Doch die Zentralisierung der Bahn schritt immer weiter voran, so dass die Fuhrleistungen in den 1980er Jahren bis über Koblenz hinaus erbracht werden mussten. Diese Arbeit konnte mit zwei Leuten nicht mehr bewältigt werden, so dass das traditionsreiche Unternehmen nach über 100 Jahren die Arbeit für die Bahn aufkündigen musste.

Auch in der Gepäckabfertigung fand ein Generationenwechsel statt. Zwei Söhne von Heinrich Becker übernahmen das Geschäft. Bis zu 90 Züge mussten täglich „bedient" werden. Bester Kunde für das Unternehmen wurde die Kleinindustrie von Remagen und Umgebung, die täglich bis zu 300 Pakete anlieferte. 70 Fahrräder und Motorräder wurden an Werktagen eingestellt und am Abend wieder herausgegeben. 1955 arbeitete man bereits mit sechs zusätzlichen Arbeitskräften.
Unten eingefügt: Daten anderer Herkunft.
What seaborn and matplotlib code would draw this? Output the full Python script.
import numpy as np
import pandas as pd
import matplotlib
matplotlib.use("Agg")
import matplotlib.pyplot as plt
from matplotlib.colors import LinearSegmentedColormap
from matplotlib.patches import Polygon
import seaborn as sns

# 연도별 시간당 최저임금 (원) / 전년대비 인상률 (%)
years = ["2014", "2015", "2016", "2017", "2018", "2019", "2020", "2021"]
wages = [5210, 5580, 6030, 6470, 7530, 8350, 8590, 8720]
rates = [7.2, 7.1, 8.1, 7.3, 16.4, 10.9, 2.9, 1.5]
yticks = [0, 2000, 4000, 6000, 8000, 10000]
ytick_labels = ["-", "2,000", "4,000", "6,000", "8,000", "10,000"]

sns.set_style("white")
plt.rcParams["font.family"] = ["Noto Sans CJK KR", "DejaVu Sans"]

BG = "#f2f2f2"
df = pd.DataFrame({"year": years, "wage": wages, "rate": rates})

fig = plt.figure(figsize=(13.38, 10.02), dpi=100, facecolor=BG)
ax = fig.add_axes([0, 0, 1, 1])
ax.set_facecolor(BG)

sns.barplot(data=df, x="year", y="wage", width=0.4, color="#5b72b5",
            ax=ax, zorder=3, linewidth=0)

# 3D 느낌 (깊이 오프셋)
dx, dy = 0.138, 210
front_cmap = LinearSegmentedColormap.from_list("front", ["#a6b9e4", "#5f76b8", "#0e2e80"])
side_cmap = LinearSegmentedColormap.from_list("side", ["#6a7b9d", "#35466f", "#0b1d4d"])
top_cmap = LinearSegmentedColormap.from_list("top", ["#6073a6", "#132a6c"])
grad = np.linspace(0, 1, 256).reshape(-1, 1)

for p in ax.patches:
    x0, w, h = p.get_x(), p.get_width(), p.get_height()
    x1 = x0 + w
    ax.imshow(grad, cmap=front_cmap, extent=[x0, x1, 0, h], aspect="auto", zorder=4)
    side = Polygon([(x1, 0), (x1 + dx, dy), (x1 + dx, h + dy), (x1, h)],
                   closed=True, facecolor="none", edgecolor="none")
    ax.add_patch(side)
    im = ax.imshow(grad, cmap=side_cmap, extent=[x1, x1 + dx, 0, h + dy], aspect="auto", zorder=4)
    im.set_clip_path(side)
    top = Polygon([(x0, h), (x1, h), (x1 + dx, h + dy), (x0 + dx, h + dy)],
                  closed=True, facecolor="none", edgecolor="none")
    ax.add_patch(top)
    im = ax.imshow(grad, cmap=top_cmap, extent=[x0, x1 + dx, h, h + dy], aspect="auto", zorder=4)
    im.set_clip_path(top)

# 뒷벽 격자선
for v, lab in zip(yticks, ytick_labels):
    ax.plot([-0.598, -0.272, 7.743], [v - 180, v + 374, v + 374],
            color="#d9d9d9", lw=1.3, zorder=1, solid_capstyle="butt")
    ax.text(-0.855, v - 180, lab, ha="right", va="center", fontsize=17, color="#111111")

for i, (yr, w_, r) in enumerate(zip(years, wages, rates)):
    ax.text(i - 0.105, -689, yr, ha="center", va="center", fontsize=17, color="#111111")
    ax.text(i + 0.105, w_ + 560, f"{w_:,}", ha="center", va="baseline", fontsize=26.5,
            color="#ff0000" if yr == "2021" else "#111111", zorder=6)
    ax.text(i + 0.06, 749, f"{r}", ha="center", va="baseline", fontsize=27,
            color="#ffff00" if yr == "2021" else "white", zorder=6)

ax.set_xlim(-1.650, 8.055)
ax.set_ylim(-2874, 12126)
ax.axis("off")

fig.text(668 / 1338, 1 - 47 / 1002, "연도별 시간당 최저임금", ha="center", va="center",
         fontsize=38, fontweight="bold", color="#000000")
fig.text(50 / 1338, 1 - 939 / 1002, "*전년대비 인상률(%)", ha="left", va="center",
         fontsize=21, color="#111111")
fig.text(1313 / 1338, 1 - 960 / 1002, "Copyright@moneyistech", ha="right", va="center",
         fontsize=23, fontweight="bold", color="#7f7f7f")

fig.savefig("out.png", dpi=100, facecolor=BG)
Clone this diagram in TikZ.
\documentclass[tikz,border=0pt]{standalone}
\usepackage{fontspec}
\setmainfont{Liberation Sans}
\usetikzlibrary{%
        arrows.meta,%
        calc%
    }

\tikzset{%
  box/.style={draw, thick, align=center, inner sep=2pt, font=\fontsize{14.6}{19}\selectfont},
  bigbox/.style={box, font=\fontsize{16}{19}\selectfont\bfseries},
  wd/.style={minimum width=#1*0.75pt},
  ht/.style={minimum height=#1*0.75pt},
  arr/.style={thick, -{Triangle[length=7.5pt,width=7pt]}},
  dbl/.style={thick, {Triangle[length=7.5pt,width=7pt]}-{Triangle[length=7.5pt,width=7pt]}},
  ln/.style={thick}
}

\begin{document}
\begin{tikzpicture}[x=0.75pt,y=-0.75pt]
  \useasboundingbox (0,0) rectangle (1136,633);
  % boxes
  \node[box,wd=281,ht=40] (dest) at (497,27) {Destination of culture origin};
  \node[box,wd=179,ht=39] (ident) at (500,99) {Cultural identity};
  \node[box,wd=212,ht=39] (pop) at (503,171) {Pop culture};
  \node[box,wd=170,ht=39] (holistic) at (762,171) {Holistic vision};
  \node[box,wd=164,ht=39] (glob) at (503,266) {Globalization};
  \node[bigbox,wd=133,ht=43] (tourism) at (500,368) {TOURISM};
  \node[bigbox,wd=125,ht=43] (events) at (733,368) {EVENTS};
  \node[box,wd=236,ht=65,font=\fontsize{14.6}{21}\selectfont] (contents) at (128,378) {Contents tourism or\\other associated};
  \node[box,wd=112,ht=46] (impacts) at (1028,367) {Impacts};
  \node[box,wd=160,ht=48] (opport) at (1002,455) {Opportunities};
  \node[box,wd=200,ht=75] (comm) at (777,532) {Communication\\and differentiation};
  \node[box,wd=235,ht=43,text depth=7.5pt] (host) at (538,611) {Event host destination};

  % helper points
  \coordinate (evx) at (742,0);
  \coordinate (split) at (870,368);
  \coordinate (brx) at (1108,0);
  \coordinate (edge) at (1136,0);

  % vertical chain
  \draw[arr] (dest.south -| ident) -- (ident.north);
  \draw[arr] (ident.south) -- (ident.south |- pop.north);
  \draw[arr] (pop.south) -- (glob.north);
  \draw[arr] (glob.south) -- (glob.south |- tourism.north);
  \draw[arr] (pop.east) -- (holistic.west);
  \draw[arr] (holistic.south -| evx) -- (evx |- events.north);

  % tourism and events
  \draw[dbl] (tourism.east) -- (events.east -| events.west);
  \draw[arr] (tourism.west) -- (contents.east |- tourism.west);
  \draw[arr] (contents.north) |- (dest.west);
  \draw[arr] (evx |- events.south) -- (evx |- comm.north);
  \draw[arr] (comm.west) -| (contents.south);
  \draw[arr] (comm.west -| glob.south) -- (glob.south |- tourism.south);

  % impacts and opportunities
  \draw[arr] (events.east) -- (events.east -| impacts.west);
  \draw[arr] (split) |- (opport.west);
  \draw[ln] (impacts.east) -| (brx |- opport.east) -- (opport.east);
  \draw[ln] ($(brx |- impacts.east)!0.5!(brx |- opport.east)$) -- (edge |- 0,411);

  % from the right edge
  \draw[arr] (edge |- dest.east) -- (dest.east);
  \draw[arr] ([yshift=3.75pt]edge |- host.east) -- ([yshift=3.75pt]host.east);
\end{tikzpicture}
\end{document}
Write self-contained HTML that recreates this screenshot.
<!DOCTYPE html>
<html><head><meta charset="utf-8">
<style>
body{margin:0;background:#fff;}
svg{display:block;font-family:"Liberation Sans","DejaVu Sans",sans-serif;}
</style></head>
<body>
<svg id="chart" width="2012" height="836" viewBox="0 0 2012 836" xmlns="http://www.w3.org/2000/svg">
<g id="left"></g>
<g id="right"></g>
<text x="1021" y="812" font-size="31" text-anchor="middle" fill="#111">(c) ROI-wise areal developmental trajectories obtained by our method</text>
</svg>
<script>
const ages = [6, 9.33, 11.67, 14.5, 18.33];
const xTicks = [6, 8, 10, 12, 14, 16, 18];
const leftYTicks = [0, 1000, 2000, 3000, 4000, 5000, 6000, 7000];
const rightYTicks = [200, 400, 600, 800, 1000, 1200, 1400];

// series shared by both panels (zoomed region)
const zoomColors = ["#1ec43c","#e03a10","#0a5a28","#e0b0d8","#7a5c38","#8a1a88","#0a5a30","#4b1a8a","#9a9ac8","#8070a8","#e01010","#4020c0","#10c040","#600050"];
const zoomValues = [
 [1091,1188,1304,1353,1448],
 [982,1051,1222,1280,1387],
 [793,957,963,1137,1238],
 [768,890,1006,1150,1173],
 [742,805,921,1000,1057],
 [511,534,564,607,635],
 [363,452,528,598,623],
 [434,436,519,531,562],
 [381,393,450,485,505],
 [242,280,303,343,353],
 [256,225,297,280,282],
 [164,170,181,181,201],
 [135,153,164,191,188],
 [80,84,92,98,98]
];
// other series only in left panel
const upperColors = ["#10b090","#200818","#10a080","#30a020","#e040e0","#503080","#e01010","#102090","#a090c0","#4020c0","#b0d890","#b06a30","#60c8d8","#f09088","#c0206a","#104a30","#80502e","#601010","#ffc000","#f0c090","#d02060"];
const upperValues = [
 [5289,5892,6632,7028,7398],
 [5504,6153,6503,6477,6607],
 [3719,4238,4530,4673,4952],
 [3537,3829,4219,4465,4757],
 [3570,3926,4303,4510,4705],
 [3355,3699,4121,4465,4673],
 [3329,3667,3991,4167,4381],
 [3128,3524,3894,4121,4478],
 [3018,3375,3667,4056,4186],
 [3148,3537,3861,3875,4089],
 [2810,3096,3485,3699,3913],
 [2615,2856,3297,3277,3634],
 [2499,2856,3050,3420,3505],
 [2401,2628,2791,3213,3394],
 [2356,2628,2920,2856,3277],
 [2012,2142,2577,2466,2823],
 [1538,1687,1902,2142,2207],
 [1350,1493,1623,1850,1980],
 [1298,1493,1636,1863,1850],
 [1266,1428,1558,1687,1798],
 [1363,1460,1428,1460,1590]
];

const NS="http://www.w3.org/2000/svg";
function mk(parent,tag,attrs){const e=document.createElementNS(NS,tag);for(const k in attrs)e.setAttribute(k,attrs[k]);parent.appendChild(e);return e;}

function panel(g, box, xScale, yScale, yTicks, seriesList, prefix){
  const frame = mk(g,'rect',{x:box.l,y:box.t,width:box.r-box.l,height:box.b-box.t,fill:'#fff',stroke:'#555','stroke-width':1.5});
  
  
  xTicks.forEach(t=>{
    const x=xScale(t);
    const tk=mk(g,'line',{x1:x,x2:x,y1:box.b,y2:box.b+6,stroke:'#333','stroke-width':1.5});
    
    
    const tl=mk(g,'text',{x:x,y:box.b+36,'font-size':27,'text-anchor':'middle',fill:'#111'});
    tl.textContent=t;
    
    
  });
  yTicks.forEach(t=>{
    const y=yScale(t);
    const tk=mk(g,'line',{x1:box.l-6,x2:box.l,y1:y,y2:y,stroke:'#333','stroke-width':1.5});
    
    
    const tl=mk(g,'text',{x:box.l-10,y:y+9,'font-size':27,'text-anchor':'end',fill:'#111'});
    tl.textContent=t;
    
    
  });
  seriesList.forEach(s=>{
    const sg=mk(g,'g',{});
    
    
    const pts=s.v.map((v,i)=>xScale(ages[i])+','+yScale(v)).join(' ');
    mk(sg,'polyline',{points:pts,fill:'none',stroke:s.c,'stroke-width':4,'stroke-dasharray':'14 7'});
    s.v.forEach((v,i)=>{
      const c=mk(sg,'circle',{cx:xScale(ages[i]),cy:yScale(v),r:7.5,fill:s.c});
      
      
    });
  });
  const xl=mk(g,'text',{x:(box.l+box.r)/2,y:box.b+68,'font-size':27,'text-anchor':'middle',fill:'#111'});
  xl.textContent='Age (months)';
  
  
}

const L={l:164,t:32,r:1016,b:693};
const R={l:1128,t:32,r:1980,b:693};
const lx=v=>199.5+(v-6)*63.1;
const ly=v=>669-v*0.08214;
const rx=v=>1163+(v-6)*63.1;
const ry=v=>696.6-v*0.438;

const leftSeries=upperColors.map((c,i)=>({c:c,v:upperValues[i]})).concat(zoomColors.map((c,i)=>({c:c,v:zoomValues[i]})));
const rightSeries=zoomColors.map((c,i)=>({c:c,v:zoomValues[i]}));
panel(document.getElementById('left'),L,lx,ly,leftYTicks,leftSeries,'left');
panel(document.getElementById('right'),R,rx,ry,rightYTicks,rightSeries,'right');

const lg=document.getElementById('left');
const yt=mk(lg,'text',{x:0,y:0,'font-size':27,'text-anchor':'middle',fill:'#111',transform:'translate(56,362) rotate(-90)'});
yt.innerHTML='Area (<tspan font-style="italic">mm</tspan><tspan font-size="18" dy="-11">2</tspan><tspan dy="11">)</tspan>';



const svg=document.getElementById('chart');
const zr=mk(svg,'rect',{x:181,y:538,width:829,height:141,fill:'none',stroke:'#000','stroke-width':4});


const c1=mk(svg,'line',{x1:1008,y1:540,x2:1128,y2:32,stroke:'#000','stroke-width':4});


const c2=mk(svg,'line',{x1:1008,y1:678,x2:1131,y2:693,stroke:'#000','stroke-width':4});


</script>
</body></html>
Dann bremste die Bahn auch hier den weiteren Aufschwung. Die Züge fuhren ohne Gepäckwagen, Reisegepäck und Expressgut wurden nur noch auf der Straße transportiert. Am
1. Juli 1990 wurde der Gepäckschalter geschlossen. Heinz und Josef Becker fuhren mit ihrem Lastkraftwagen als freie Unternehmer weiter für die Bahn und mussten auf viele Privilegien früherer Zeiten verzichten. Dreimal täglich mussten in Koblenz Gepäck und Expressgut abgeholt werden. Vom Remagener Güterbahnhof aus, dem neuen angemieteten Firmengebäude der Gebr. Becker, wurden die Güter auf vier LKW’s verteilt und an die Ziel­adressen ausgeliefert.

1999 wurde auch hier die Arbeit mit der Bahn beendet, da die Rentabilität für die Firma Becker endgültig auf der Strecke geblieben war.